The following is a summary of licenses and registrations issued by the Department of Agriculture for Fiscal Year 2013:

  • Animal Importers 128,
  • Bulk Milk Tankers 68,
  • Cheese Manufacturers 25,
  • Commercial Kennels 274,
  • Commission Sales Stables 1,
  • Dog Training Facilities 127,
  • Egg Processing Plants 4,
  • Equine Auctions 1,
  • Feed 521,
  • Fertilizer 288,
  • Fur Breeders 1,
  • Grooming Facilities 375,
  • Poultry Dealers 80,
  • Livestock Dealers/Brokers 33,
  • Milk Dealers 80,
  • Milk Examiners 136,
  • Milk Producers 123,
  • Milk Subdealers 95,
  • Pet Shops 103,
  • Poultry Slaughter Facilities 2,
  • Raw Milk/Cheese Manufacturers 5,
  • Retail Dairy Stores 2,945,
  • Retail Raw Milk Producers 18,
  • Seed Labelers 79 and
  • Swine Garbage Feeders 3.

The Department of Agriculture transitioned the majority of its licenses to the state’s E-License system back in 2010.  This was a collaborative effort among the departments of Agriculture, Consumer Protection and Public Health. 


In addition to being able to verify licenses issued by our agency, anyone can look online at for the license status of individuals and companies in more than 100 job and business categories such as electricians, plumbers, home improvement contractors, veterinarians, livestock dealers, etc.
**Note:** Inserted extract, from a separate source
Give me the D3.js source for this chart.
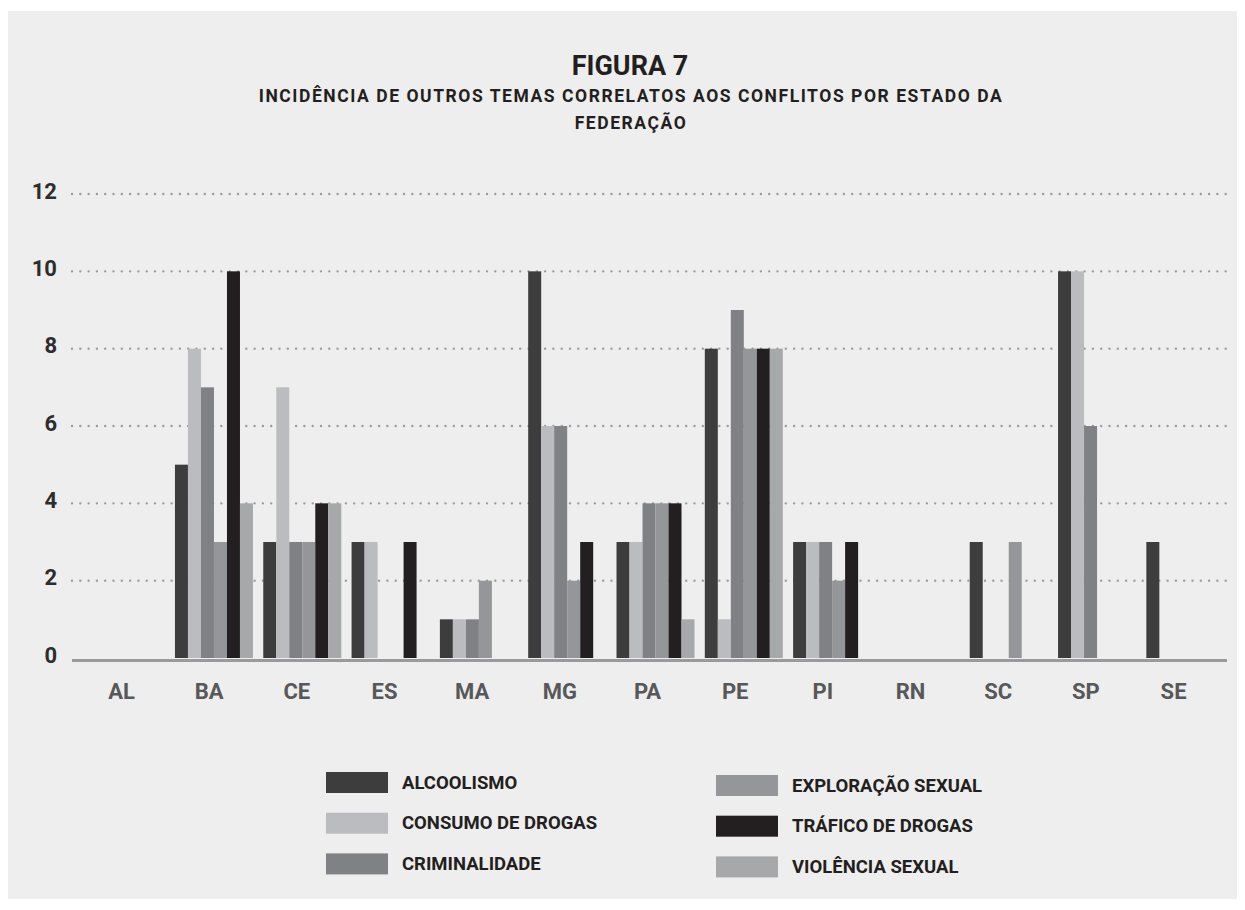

The goal is to reduce a reliance on manually entering data each licensing renewal cycle.


License renewals will be processed electronically and, hopefully one day soon, renewals will be able to be completed over the internet.  The online service provides a valuable resource for Connecticut residents and reduces the amount of staff time, paper, and postage spent hand processing thousands of license applications and renewals each year.